• To do
Within the entries below, please return exactly the lines from the one with "Emit a LaTeX" through the one with "(0,0) rectangle (15.16,-9.21);", leaving out any pictures.

-- START Data excerpts --

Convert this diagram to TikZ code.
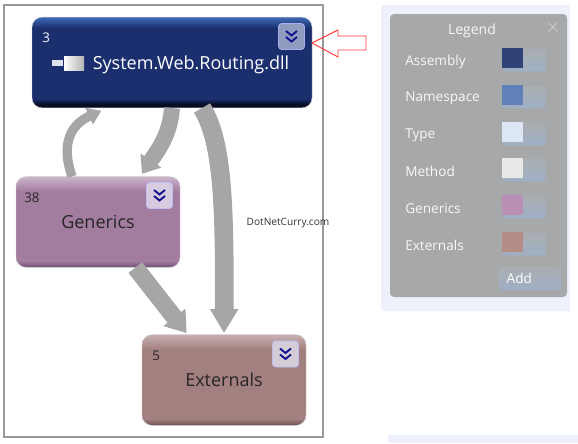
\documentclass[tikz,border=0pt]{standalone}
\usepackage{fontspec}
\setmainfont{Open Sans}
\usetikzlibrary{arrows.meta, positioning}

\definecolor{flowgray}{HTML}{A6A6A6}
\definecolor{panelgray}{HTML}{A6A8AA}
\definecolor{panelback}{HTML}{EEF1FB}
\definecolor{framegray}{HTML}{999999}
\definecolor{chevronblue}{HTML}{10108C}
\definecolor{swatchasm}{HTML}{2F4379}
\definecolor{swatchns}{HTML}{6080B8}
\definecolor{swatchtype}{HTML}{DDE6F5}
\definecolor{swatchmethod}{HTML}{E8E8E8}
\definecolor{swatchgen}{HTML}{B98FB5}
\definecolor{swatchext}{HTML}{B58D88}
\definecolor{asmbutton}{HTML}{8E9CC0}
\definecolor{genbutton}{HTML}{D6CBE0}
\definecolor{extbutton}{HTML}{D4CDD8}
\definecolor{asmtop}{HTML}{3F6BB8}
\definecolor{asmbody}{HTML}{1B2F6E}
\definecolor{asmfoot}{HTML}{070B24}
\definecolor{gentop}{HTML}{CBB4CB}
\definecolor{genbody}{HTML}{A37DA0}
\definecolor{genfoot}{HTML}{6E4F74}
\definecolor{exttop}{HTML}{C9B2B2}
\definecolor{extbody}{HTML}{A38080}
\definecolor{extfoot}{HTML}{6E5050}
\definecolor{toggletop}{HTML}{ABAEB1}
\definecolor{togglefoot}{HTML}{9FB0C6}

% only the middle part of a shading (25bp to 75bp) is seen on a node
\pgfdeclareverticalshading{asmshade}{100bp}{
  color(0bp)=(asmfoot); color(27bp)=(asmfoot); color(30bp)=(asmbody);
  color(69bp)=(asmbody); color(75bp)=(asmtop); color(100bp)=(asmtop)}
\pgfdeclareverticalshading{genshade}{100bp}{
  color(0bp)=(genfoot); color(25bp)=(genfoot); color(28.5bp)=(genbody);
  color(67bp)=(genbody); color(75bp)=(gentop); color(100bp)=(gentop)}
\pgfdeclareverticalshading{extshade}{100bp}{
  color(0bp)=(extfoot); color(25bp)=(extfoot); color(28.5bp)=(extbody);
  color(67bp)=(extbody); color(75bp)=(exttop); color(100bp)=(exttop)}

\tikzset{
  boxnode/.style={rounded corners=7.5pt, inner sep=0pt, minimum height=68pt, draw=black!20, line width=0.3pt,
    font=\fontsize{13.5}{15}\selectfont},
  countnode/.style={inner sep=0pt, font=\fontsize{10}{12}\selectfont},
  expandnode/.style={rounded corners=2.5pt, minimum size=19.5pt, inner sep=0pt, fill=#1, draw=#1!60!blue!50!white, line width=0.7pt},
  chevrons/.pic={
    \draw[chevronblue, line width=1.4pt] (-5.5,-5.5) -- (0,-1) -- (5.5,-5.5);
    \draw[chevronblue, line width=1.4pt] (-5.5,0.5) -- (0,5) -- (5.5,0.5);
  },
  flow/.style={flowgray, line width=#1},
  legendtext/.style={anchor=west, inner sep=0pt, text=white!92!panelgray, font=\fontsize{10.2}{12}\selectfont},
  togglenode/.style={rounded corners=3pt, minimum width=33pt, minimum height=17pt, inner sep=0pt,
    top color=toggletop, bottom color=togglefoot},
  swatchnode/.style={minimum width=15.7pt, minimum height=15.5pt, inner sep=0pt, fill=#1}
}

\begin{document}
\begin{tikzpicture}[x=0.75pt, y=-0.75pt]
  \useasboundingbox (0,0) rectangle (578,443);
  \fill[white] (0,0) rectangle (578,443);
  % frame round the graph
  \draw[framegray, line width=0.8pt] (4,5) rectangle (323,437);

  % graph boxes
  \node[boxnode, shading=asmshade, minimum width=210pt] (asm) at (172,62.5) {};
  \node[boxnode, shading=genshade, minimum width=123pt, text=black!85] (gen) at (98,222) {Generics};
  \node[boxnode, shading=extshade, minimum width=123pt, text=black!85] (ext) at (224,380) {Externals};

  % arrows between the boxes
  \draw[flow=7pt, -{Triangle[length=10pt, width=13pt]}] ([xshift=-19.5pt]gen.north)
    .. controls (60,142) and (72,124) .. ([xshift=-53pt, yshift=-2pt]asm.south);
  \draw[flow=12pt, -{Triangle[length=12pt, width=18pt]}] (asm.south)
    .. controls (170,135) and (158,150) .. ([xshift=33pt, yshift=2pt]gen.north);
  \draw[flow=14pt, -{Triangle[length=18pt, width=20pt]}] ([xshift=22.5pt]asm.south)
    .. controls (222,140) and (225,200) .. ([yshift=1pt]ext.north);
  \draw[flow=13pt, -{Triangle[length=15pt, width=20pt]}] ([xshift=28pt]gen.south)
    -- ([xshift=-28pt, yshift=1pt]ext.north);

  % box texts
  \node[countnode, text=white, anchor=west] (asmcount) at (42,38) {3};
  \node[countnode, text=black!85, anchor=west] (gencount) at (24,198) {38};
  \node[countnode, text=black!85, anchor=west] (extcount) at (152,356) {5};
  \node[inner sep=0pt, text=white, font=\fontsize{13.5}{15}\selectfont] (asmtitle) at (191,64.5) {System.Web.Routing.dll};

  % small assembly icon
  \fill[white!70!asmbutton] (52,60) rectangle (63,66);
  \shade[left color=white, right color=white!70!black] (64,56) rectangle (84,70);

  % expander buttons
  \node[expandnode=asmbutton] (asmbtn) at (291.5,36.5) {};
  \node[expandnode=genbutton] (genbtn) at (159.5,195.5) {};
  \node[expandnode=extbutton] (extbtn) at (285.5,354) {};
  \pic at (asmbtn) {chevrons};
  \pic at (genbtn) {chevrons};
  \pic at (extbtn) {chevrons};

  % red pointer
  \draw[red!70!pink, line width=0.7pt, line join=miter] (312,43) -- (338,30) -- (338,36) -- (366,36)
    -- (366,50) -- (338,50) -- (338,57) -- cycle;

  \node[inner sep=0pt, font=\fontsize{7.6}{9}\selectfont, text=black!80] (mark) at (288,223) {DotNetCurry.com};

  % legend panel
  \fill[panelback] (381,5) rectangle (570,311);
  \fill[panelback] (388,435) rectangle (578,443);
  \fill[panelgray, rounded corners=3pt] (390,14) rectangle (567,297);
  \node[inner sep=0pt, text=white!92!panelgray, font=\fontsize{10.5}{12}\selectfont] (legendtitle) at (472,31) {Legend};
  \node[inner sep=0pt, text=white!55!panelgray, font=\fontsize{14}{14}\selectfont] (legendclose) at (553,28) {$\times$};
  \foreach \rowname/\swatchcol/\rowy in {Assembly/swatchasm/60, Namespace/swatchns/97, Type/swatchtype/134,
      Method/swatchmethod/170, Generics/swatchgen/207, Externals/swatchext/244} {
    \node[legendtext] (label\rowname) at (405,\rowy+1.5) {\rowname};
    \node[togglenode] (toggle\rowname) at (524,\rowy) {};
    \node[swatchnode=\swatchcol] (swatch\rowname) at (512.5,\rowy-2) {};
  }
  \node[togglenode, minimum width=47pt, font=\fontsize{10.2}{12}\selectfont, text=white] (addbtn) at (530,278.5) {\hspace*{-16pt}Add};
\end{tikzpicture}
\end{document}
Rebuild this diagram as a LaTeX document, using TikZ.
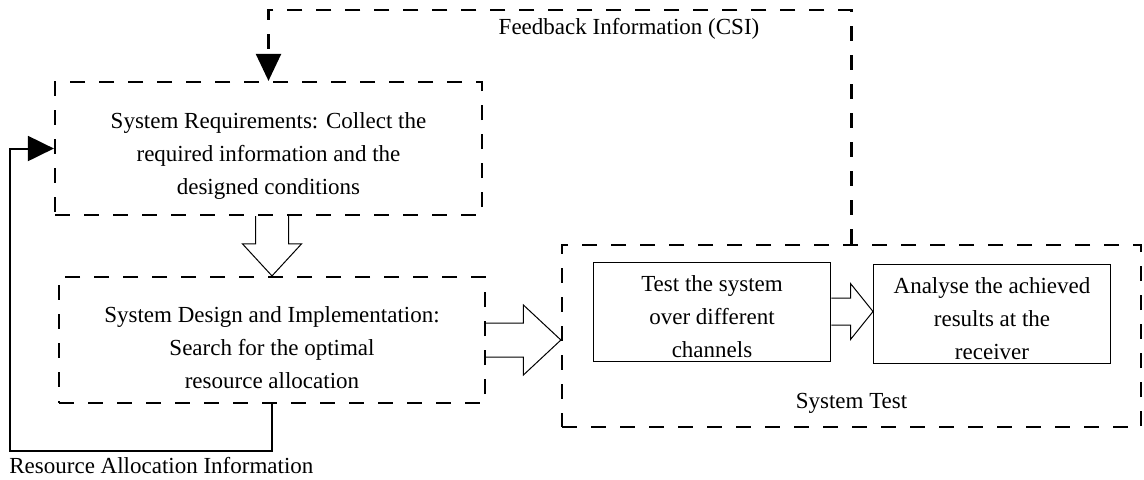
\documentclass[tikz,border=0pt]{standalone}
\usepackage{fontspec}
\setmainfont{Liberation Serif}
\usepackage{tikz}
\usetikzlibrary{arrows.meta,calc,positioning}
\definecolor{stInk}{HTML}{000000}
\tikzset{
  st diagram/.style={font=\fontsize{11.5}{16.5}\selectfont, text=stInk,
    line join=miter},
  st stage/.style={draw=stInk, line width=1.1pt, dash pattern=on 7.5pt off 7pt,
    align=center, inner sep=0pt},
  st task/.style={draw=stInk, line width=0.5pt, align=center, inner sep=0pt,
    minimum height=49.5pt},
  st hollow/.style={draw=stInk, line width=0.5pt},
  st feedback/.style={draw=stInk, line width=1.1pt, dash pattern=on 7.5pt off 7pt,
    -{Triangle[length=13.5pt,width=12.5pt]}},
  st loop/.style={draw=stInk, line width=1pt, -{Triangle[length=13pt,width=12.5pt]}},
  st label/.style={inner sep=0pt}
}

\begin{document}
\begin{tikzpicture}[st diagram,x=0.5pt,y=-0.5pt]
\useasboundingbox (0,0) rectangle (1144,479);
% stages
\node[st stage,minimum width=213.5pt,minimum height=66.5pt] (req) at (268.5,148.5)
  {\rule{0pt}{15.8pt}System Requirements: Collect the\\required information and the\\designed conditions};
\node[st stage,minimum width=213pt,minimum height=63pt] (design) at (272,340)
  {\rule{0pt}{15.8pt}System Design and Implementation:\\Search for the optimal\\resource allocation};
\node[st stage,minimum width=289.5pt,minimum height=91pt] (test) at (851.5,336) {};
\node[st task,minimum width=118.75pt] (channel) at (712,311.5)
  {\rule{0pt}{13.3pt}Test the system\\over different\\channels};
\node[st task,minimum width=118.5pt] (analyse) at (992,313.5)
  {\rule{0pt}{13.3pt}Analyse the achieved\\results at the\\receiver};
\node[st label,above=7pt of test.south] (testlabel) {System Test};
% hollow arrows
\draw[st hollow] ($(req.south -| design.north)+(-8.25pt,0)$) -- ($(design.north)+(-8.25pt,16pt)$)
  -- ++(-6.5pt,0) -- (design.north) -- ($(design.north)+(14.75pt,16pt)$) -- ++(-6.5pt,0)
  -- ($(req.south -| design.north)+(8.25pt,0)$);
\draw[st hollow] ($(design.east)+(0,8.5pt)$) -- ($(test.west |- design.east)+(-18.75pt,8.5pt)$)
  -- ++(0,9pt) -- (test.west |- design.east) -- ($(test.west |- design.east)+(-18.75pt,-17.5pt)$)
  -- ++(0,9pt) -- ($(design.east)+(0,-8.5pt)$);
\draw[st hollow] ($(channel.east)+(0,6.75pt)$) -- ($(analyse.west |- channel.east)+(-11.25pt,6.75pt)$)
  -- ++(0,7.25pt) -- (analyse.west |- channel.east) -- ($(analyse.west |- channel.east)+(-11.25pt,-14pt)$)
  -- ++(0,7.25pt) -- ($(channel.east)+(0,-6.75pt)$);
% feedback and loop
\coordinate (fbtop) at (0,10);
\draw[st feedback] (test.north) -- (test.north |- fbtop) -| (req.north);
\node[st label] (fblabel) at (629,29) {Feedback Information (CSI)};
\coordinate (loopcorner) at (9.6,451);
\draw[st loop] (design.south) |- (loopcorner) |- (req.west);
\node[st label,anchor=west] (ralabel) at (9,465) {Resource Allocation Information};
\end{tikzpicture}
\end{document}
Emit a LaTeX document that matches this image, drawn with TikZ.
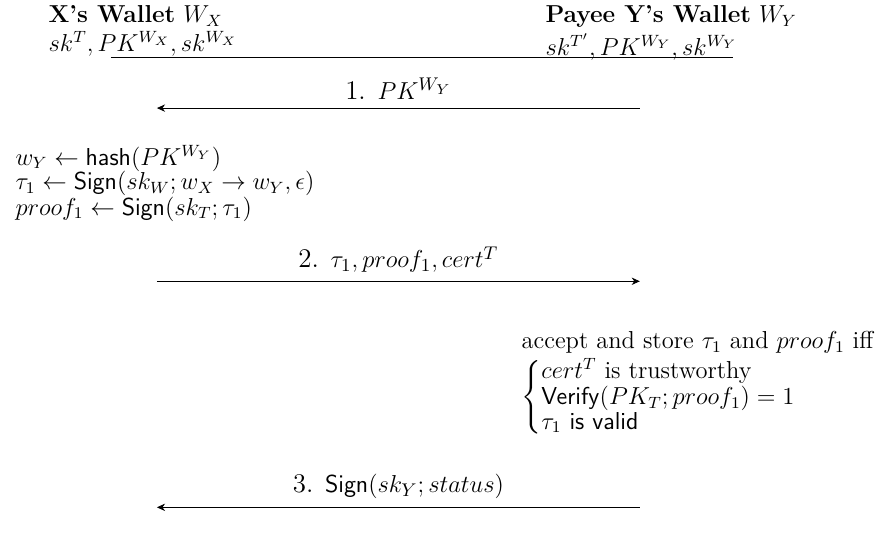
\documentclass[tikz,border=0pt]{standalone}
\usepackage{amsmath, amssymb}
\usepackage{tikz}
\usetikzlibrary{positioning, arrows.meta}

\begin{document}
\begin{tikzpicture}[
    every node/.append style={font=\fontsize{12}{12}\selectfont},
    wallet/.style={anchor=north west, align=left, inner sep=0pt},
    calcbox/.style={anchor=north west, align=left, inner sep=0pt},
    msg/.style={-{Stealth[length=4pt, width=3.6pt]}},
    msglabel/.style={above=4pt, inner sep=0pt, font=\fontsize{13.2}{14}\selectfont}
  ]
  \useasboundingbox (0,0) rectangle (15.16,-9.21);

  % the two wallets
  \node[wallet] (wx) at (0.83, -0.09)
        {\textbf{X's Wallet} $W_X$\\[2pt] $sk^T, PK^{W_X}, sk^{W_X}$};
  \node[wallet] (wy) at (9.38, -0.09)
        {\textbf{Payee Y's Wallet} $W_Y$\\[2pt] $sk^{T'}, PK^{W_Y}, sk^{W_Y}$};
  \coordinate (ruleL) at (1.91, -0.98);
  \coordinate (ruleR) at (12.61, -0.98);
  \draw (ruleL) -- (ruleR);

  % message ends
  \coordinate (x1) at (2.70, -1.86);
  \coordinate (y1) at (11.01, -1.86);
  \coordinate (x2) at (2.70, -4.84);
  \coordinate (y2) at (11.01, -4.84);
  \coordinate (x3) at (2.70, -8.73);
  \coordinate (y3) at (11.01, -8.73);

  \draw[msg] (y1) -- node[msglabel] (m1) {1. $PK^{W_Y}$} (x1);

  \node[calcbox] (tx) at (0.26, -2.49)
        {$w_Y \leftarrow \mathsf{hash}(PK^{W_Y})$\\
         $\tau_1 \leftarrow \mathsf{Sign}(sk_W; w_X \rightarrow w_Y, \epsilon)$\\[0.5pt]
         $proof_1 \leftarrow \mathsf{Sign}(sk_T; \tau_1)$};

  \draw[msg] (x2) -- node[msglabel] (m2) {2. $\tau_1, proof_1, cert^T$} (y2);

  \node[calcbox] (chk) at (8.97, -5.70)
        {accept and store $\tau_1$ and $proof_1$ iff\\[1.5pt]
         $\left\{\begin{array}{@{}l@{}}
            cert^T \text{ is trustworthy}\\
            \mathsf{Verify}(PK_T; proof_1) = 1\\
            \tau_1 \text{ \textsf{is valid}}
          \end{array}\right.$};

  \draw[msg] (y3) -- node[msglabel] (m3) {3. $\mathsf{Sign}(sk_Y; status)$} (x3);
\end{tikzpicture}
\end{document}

-- END Data excerpts --

• Written solution
Emit a LaTeX document that matches this image, drawn with TikZ.
\documentclass[tikz,border=0pt]{standalone}
\usepackage{amsmath, amssymb}
\usepackage{tikz}
\usetikzlibrary{positioning, arrows.meta}

\begin{document}
\begin{tikzpicture}[
    every node/.append style={font=\fontsize{12}{12}\selectfont},
    wallet/.style={anchor=north west, align=left, inner sep=0pt},
    calcbox/.style={anchor=north west, align=left, inner sep=0pt},
    msg/.style={-{Stealth[length=4pt, width=3.6pt]}},
    msglabel/.style={above=4pt, inner sep=0pt, font=\fontsize{13.2}{14}\selectfont}
  ]
  \useasboundingbox (0,0) rectangle (15.16,-9.21);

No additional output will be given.